* _STATED EXERCISE_:
Print exactly, please, the lines from the top of the entries below up to and including the line with "ctx.textBaseline = 'middle';", and nothing else; pictures are excluded.

Rows from a dataset of charts and code
○ ○ ○ ○ ○ ○ ○
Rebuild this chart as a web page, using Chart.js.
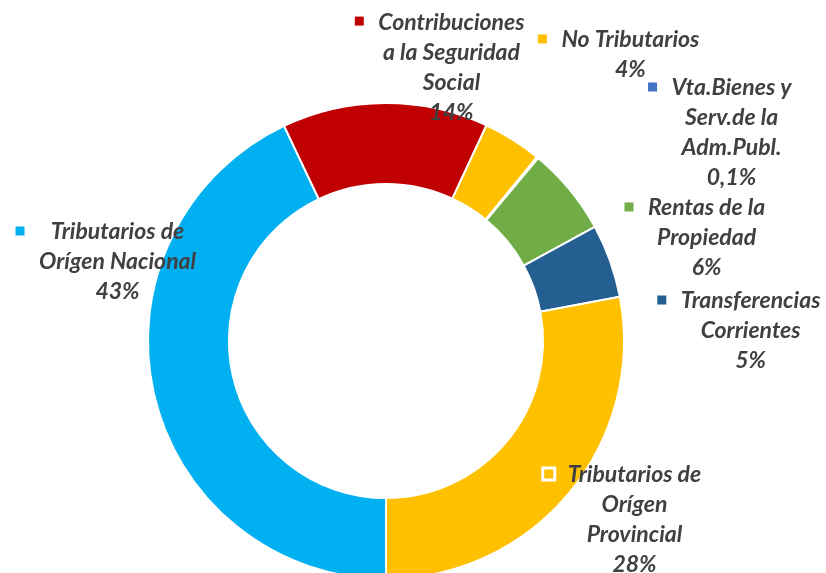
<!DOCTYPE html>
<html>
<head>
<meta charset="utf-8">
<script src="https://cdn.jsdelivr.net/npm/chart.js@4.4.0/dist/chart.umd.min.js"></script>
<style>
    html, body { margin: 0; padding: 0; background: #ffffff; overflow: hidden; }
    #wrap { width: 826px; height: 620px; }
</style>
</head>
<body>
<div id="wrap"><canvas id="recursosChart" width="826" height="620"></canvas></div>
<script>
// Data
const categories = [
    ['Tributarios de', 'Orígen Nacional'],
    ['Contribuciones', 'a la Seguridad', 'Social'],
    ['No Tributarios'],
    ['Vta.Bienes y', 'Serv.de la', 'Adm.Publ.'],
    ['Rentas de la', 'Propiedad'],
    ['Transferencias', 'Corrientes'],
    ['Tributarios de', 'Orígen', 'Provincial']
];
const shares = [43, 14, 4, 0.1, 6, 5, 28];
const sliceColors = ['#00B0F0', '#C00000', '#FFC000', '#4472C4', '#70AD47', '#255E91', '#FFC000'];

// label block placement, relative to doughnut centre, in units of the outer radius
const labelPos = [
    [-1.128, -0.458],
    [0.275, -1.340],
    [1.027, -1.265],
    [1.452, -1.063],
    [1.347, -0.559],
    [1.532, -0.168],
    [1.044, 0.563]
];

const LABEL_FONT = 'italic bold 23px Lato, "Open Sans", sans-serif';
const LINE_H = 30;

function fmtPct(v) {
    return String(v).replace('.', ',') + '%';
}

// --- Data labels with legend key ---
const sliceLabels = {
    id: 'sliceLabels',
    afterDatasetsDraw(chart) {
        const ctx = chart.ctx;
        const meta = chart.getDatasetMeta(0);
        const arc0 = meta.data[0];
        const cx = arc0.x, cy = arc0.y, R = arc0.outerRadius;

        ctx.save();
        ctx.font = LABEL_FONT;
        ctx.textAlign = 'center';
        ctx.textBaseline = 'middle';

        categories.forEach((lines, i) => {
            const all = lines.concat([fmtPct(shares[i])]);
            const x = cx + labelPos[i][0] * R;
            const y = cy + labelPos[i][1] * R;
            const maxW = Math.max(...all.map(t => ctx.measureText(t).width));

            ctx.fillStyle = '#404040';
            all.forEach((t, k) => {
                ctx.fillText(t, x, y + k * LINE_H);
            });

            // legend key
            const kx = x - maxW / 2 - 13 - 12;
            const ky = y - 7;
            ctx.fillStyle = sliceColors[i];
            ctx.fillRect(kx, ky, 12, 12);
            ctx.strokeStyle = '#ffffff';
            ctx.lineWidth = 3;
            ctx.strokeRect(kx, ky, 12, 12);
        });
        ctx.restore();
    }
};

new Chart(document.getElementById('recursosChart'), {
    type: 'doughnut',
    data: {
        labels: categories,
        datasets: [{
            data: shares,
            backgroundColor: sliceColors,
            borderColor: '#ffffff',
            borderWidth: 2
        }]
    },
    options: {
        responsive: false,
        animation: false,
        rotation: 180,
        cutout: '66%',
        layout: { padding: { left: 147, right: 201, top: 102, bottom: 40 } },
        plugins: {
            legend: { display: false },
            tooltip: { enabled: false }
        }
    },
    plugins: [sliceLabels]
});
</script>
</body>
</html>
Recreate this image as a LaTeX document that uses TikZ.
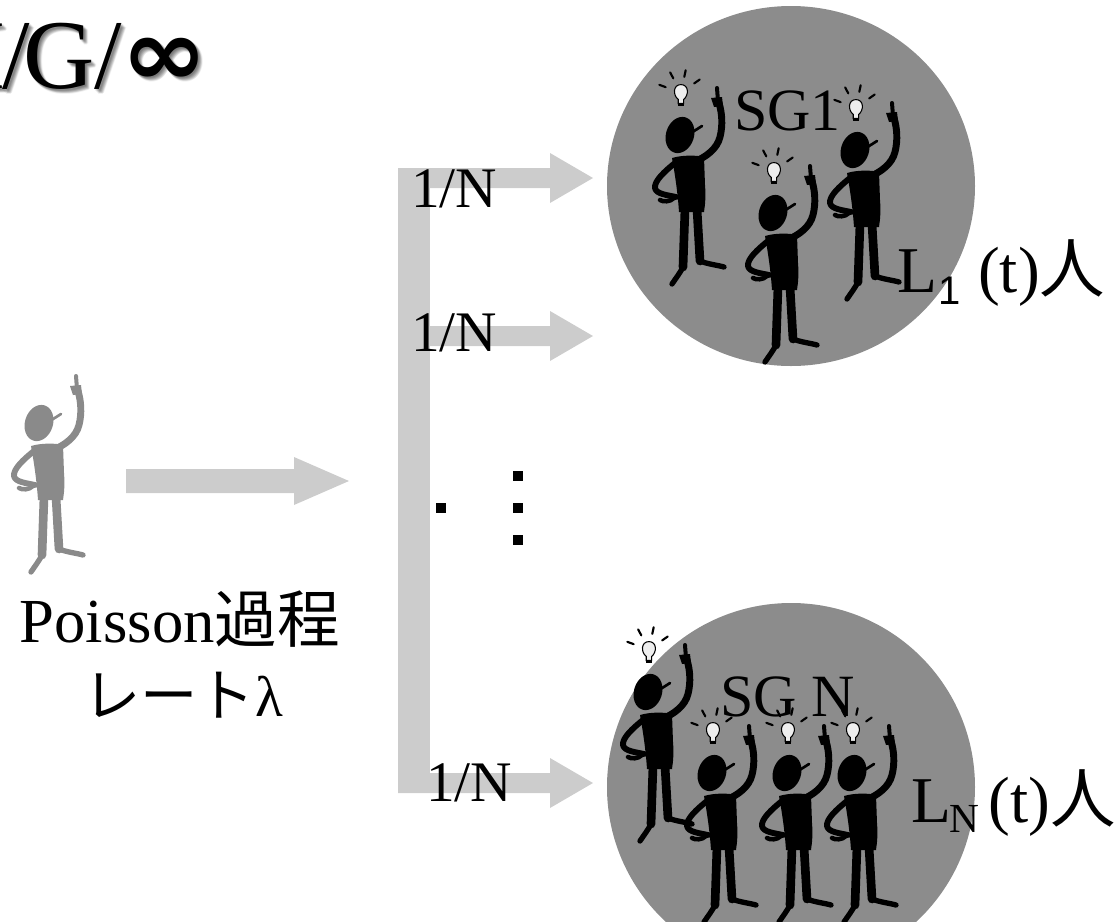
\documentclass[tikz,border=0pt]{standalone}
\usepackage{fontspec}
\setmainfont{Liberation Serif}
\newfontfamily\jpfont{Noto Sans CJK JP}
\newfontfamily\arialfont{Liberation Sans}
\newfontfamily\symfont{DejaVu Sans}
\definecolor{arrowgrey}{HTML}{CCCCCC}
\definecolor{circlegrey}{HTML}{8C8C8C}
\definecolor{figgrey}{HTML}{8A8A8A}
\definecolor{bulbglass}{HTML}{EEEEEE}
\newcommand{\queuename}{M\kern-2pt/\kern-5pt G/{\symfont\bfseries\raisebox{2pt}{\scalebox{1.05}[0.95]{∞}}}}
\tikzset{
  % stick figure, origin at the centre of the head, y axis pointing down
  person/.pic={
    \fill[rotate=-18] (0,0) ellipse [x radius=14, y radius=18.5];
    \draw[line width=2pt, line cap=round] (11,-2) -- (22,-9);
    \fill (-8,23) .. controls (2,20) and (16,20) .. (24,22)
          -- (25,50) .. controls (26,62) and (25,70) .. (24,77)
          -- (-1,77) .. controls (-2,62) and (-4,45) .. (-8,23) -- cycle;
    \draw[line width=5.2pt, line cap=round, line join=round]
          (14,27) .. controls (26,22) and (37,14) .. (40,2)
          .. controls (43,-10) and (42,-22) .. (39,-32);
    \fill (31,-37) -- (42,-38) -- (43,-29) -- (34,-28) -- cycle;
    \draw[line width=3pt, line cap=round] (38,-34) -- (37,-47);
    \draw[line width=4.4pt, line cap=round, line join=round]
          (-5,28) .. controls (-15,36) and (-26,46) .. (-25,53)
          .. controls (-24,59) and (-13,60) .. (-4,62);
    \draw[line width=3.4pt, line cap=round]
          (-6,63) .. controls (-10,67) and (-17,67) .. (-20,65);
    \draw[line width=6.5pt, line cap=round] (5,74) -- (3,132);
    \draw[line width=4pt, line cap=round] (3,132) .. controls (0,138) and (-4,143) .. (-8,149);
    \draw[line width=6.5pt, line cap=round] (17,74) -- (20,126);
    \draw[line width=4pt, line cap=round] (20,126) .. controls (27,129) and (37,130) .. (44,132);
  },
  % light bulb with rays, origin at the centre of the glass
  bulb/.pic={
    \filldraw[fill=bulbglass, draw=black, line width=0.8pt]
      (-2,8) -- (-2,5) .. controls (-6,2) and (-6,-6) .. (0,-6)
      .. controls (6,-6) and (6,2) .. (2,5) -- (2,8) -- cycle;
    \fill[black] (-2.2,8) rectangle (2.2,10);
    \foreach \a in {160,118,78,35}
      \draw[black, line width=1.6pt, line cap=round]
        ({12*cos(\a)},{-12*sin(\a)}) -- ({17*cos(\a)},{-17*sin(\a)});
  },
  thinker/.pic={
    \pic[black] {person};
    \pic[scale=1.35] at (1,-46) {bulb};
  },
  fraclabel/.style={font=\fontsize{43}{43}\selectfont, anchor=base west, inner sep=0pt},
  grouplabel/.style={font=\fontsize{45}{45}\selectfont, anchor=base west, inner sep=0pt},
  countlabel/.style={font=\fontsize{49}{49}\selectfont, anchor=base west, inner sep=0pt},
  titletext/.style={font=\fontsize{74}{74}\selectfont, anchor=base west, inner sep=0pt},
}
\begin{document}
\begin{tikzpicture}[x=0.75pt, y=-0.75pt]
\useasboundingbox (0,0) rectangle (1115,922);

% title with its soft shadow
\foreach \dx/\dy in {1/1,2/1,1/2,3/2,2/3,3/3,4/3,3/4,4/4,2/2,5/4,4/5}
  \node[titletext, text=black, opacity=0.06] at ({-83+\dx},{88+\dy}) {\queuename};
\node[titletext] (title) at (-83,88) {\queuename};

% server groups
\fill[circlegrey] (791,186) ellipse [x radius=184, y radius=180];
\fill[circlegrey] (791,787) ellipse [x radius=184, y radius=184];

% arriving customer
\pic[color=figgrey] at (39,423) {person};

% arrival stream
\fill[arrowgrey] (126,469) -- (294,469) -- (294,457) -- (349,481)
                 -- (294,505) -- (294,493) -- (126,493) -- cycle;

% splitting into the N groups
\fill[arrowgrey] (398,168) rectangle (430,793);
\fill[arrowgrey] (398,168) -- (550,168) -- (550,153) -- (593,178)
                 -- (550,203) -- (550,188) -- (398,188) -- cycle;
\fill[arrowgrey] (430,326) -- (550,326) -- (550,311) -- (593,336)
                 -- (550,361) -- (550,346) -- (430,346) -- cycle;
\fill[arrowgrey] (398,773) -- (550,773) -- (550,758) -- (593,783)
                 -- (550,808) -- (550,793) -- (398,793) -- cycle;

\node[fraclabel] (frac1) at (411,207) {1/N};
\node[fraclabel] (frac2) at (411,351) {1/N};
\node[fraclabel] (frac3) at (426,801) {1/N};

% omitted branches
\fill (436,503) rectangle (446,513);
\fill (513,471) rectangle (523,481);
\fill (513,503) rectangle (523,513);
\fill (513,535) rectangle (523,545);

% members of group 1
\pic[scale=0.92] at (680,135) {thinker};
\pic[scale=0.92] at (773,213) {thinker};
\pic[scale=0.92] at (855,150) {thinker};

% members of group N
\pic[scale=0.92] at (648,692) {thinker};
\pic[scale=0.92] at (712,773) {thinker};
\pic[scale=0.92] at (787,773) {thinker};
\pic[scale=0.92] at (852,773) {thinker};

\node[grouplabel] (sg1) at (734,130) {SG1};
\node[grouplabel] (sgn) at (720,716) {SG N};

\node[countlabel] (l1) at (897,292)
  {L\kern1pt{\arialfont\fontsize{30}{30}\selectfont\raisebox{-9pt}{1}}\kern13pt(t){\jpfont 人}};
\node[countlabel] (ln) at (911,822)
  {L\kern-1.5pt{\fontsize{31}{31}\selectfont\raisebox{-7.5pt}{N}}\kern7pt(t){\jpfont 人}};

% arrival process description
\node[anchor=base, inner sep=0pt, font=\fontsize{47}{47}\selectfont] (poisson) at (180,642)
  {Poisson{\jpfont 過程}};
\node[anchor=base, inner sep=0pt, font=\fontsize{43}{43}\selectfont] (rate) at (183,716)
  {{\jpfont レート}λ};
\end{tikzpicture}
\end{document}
○ ○ ○ ○ ○ ○ ○
* _WORKED ANSWER_:
Rebuild this chart as a web page, using Chart.js.
<!DOCTYPE html>
<html>
<head>
<meta charset="utf-8">
<script src="https://cdn.jsdelivr.net/npm/chart.js@4.4.0/dist/chart.umd.min.js"></script>
<style>
    html, body { margin: 0; padding: 0; background: #ffffff; overflow: hidden; }
    #wrap { width: 826px; height: 620px; }
</style>
</head>
<body>
<div id="wrap"><canvas id="recursosChart" width="826" height="620"></canvas></div>
<script>
// Data
const categories = [
    ['Tributarios de', 'Orígen Nacional'],
    ['Contribuciones', 'a la Seguridad', 'Social'],
    ['No Tributarios'],
    ['Vta.Bienes y', 'Serv.de la', 'Adm.Publ.'],
    ['Rentas de la', 'Propiedad'],
    ['Transferencias', 'Corrientes'],
    ['Tributarios de', 'Orígen', 'Provincial']
];
const shares = [43, 14, 4, 0.1, 6, 5, 28];
const sliceColors = ['#00B0F0', '#C00000', '#FFC000', '#4472C4', '#70AD47', '#255E91', '#FFC000'];

// label block placement, relative to doughnut centre, in units of the outer radius
const labelPos = [
    [-1.128, -0.458],
    [0.275, -1.340],
    [1.027, -1.265],
    [1.452, -1.063],
    [1.347, -0.559],
    [1.532, -0.168],
    [1.044, 0.563]
];

const LABEL_FONT = 'italic bold 23px Lato, "Open Sans", sans-serif';
const LINE_H = 30;

function fmtPct(v) {
    return String(v).replace('.', ',') + '%';
}

// --- Data labels with legend key ---
const sliceLabels = {
    id: 'sliceLabels',
    afterDatasetsDraw(chart) {
        const ctx = chart.ctx;
        const meta = chart.getDatasetMeta(0);
        const arc0 = meta.data[0];
        const cx = arc0.x, cy = arc0.y, R = arc0.outerRadius;

        ctx.save();
        ctx.font = LABEL_FONT;
        ctx.textAlign = 'center';
        ctx.textBaseline = 'middle';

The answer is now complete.